In this tutorial from the IEEE Instrumentation and Measurement Society, Luca De Vito and Francesco Picariello present the issues related to the design and the characterization of a measurement system based on a drone, with particular attention to the procedure to determine the influence of the platform on the measurement accuracy.
Unmanned Aerial Vehicles (UAVs) are becoming popular as carrier for several sensors and measurement systems, due to their low weight, small size, low cost and easy handling, which make them flexible and suitable in many measurement applications, mainly when the quantity to be measured is spread over a wide area or it lies in human-hostile environments. However, the drone itself can interact with both the measurand and the sensors, thus influencing the measurement results. For this reason, the drone equipped with the sensors must be thought as a measurement platform and must be characterized as a whole. The tutorial will introduce the architecture of the drone, by highlighting its subsystems and the parameters that can influence the on-board sensors and measurement systems. Then, an overview of the sensors and measurement systems that can be embedded on the drone will be given, by presenting their operating principle and applications. Finally, some measurement applications will be described. For such applications, the measurement chain is analyzed and the influence of the flight parameters is taken into account to assess the measurement uncertainty.

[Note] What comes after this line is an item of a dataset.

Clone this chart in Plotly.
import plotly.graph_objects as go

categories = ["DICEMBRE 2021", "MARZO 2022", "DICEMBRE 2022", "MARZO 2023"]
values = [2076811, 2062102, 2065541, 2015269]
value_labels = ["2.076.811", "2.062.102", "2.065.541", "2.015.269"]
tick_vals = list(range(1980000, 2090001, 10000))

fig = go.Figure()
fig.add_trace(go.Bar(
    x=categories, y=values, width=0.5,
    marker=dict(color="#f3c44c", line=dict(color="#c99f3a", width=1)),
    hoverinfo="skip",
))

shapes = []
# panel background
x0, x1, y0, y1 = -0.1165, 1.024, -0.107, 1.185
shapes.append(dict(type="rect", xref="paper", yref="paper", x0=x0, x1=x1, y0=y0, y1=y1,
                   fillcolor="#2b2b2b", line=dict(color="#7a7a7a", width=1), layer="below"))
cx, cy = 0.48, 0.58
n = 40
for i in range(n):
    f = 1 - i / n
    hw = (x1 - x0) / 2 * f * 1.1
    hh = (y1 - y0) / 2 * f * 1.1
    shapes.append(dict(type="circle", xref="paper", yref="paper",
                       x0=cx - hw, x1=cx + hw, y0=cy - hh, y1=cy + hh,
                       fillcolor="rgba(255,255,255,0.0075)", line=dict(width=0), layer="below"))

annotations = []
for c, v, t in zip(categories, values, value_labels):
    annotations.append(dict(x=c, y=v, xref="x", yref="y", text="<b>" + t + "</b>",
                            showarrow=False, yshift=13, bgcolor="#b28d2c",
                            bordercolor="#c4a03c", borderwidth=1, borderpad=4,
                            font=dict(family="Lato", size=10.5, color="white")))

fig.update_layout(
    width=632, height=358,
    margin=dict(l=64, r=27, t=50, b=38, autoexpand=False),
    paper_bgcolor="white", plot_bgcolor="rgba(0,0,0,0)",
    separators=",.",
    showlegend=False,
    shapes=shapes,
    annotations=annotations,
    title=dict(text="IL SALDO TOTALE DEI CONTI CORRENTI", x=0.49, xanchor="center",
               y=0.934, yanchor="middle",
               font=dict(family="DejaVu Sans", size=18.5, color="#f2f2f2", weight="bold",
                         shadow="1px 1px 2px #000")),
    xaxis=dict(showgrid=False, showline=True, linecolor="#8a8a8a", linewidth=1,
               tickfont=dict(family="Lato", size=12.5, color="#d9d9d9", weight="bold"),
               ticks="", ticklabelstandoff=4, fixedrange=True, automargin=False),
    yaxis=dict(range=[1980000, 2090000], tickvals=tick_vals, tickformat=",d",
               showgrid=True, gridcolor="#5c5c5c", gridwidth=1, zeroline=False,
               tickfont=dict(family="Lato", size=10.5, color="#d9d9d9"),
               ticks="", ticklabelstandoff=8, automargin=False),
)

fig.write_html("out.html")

Luca De Vito (M’10–SM’12) received the master’s (cum laude) degree in software engineering and the Ph.D. degree in information engineering from the University of Sannio, Benevento, Italy, in 2001 and 2005, respectively. His master’s thesis was on automatic classification and characterization of digitally modulated signals. He joined the Laboratory of Signal Processing and Measurement Information, University of Sannio, where he was involved in research activities. In 2008, he joined the Department of Engineering, University of Sannio, as an Assistant Professor in electric and electronic measurement. In 2013, he received the National Academic Qualification as an Associate Professor. Since 2015, he is a Visiting Scientist at CERN, Geneva, Switzerland, collaborating with the magnetic measurement and the control engineering sections. He is member of the IEEE since 2010, he is member of the IEEE Instrumentation and Measurement Society, of the IEEE Aerospace and Electronic System Society, and of the IEEE Standards Association. He is Senior Member of the IEEE since 2012. He member of the AFCEA and is Young President of the AFCEA Naples Charter.
He published more than 90 papers on international journals and conference proceedings, mainly dealing with measurements for the telecommunications, data converter testing and biomedical instrumentation.